Frequently Asked Questions
- How does Hyperliquid ensure a resting limit order still has enough margin when it's later filled? +
- Orders are checked twice: an account’s margin is validated when the order is submitted so it can rest, and Hyperliquid re-checks margin for the resting side again at match time to protect against oracle-driven price moves after order placement.
- Why do oracle prices matter so much for margining, liquidations, and triggers on Hyperliquid? +
- Oracle prices feed the mark price, which the clearinghouse uses for margining, liquidations, funding, and trigger orders; validators publish spot prices every 3 seconds, each validator builds a weighted-median per-asset price from external sources (and sometimes Hyperliquid), and the clearinghouse takes a validator-stake-weighted median as the final oracle.

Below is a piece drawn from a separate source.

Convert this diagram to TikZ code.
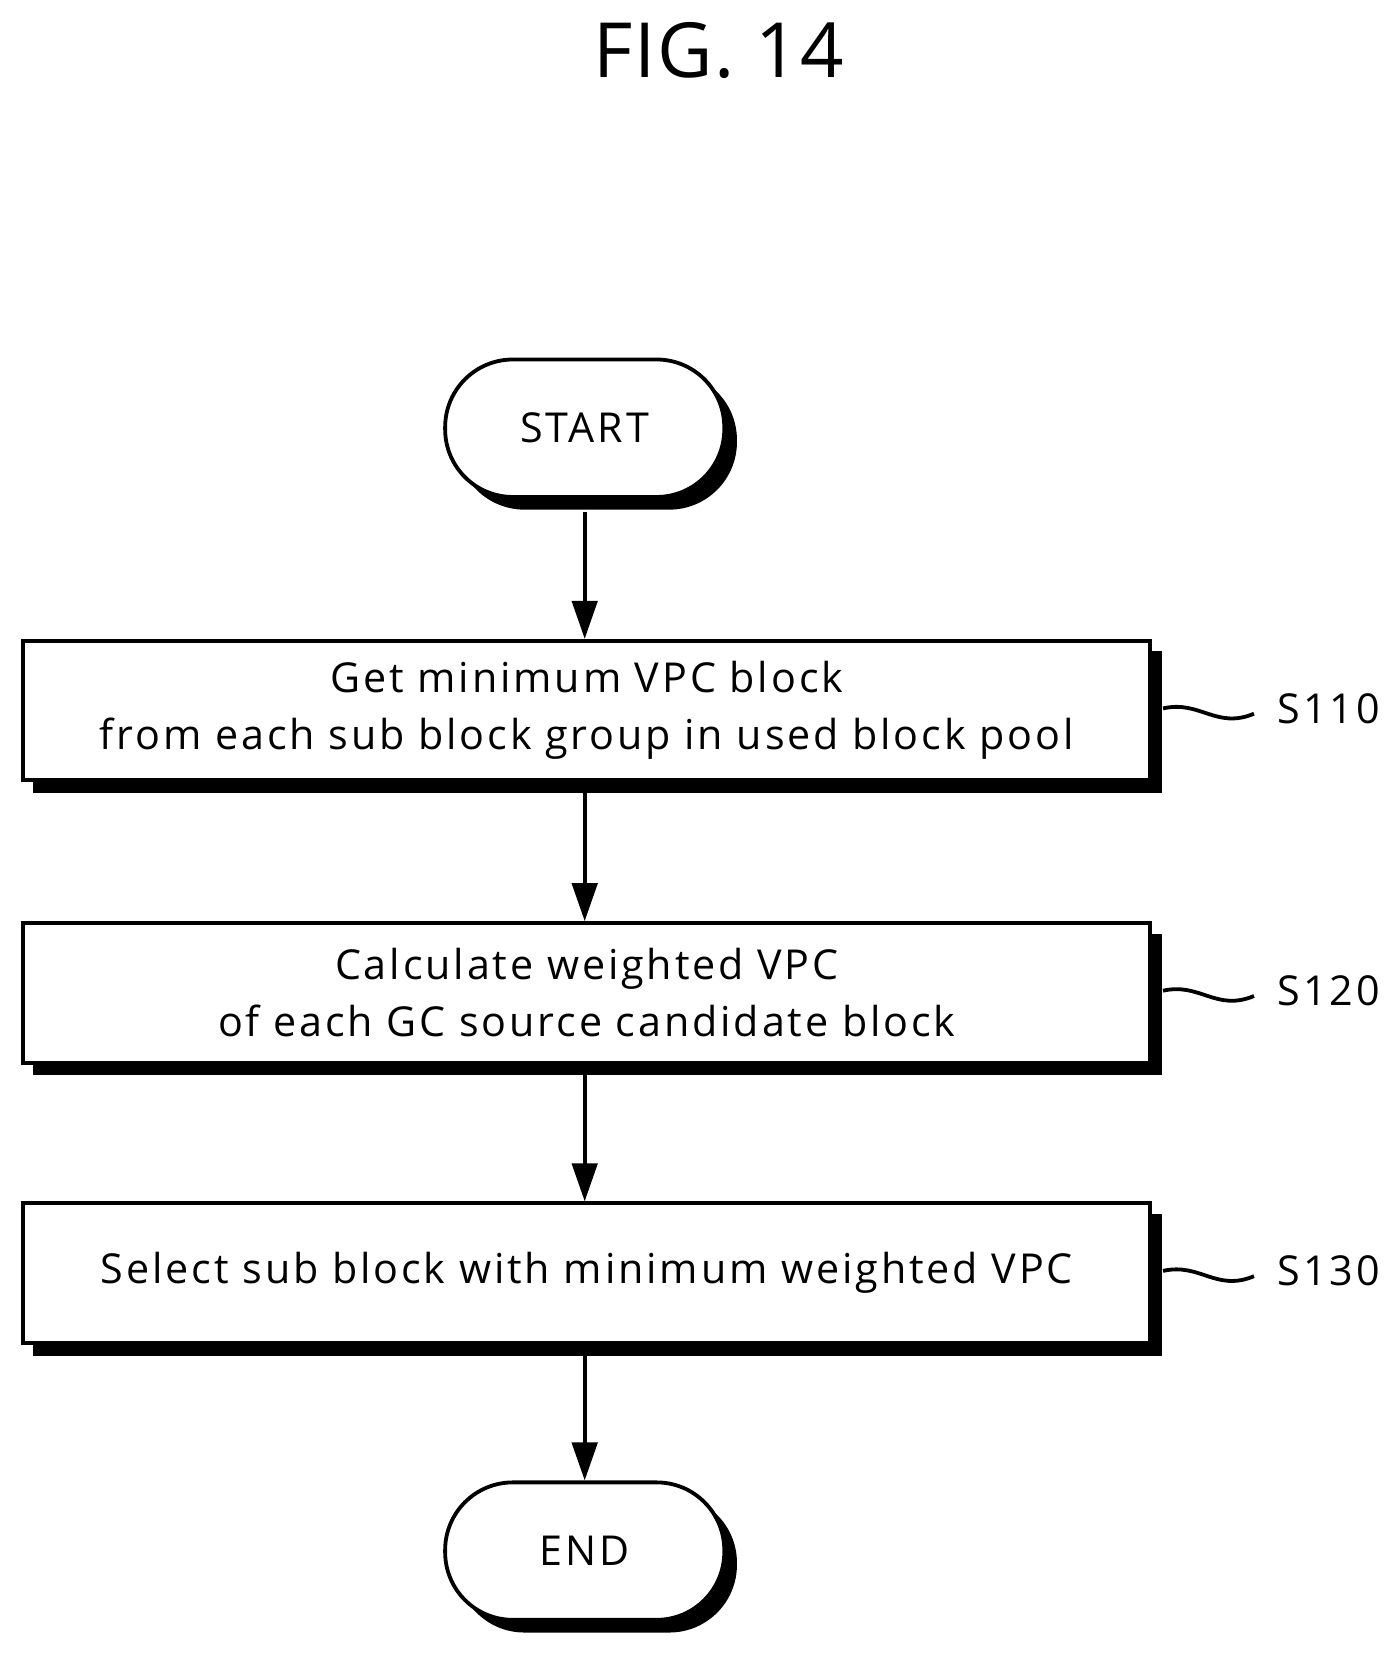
\documentclass[tikz,border=0pt]{standalone}
\usepackage{fontspec}
\setmainfont{Open Sans}[LetterSpace=7]
\usetikzlibrary{arrows.meta}
\begin{document}
\begin{tikzpicture}[x=0.5pt,y=-0.5pt,
  line width=1.8pt,
  box/.style={draw,fill=white,minimum width=533pt,minimum height=66pt,align=center,font=\fontsize{19.5}{27}\selectfont,inner sep=0pt},
  term/.style={draw,fill=white,rounded corners=32pt,minimum width=132pt,minimum height=65pt,font=\fontsize{19.5}{24}\selectfont,inner sep=0pt},
  arr/.style={-{Triangle[length=18pt,width=12pt]}},
  lbl/.style={font=\fontsize{19.5}{24}\selectfont,anchor=west}]
\useasboundingbox (0,0) rectangle (1320,1570);
\node[font=\fontsize{36}{40}\selectfont\addfontfeatures{LetterSpace=2}] (fig) at (680,48) {FIG. 14};
% shadows
\foreach \cy in {672,939,1204}
  \fill (31,\cy-56) rectangle (1099,\cy+78);
\fill[rounded corners=32pt] (432,352) rectangle (697,482);
\fill[rounded corners=32pt] (432,1414) rectangle (697,1544);
\node[term] (start) at (553,405) {START};
\node[term] (end) at (553,1467) {END};
\node[box] (b1) at (555,672) {Get minimum VPC block\\from each sub block group in used block pool};
\node[box] (b2) at (555,939) {Calculate weighted VPC\\of each GC source candidate block};
\node[box] (b3) at (555,1204) {Select sub block with minimum weighted VPC};
\coordinate (s0) at (553,484);
\coordinate (s1) at (553,750);
\coordinate (s2) at (553,1017);
\coordinate (s3) at (553,1282);
\draw[arr] (s0) -- (b1.north-|s0);
\draw[arr] (s1) -- (b2.north-|s1);
\draw[arr] (s2) -- (b3.north-|s2);
\draw[arr] (s3) -- (end.north);
\foreach \n/\cy/\t in {1/670/S110,2/937/S120,3/1202/S130}{
  \coordinate (w\n) at (1100,\cy);
  \node[lbl] (l\n) at (1200,\cy) {\t};
  \draw (w\n) .. controls (1135,\cy-8) and (1150,\cy+20) .. (1186,\cy+5);
}
\end{tikzpicture}
\end{document}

- How is funding calculated on Hyperliquid and how often are funding payments made? +
- Funding is based on the premium between the perp and the spot oracle sampled every 5 seconds, averaged over the hour, with funding paid hourly; funding is also subject to a cap (documented as 4% per hour).
- What is Hyperliquid’s liquidation flow and when does the liquidator vault get involved? +
- Liquidations first attempt to close positions by sending market orders into the order book; if the book cannot sufficiently absorb the position and account equity falls below two‑thirds of maintenance margin, a backstop liquidation via the liquidator vault is used and the user does not receive maintenance margin back.
- Are Hyperliquid perpetuals settled in the same stablecoin as their oracle denomination, and does that create extra exposure? +
- Many perpetuals are linear (1 unit of the underlying) but margin is typically in USDC while several oracle prices are denominated in USDT, and Hyperliquid does not convert between stablecoins—this creates a quanto‑style exposure where stablecoin basis can meaningfully affect PnL.
- Why does trading on Hyperliquid feel more like a centralized exchange than a typical DEX? +
- Hyperliquid enforces exchange-style market structure on-chain: the HyperCore order book uses defined tick and lot sizes, price-time priority, and time-in-force flags (ALO/IOC/GTC), and the chain’s mempool/consensus are semantically aware of order-book actions, which together make execution and queueing feel similar to a centralized exchange.
- Can my cancel fail to prevent a fill because of transaction ordering or block sequencing? +
- Yes—canceling by nonce invalidation only guarantees success if the cancel transaction is included before competing transactions, and intra‑block sequencing (the chain’s category-based ordering and block proposer order) can cause cancels to lose priority if timing or inclusion order is unfavorable.
- Is Hyperliquid suitable for casual spot traders, or who is the platform really built for? +
- Hyperliquid is primarily aimed at professional perp traders, market makers, and programmatic traders who need resting limit orders, leverage, and transparent on‑chain risk logic; if you only want simple spot token swaps, the platform’s order‑book and margin machinery is likely overkill.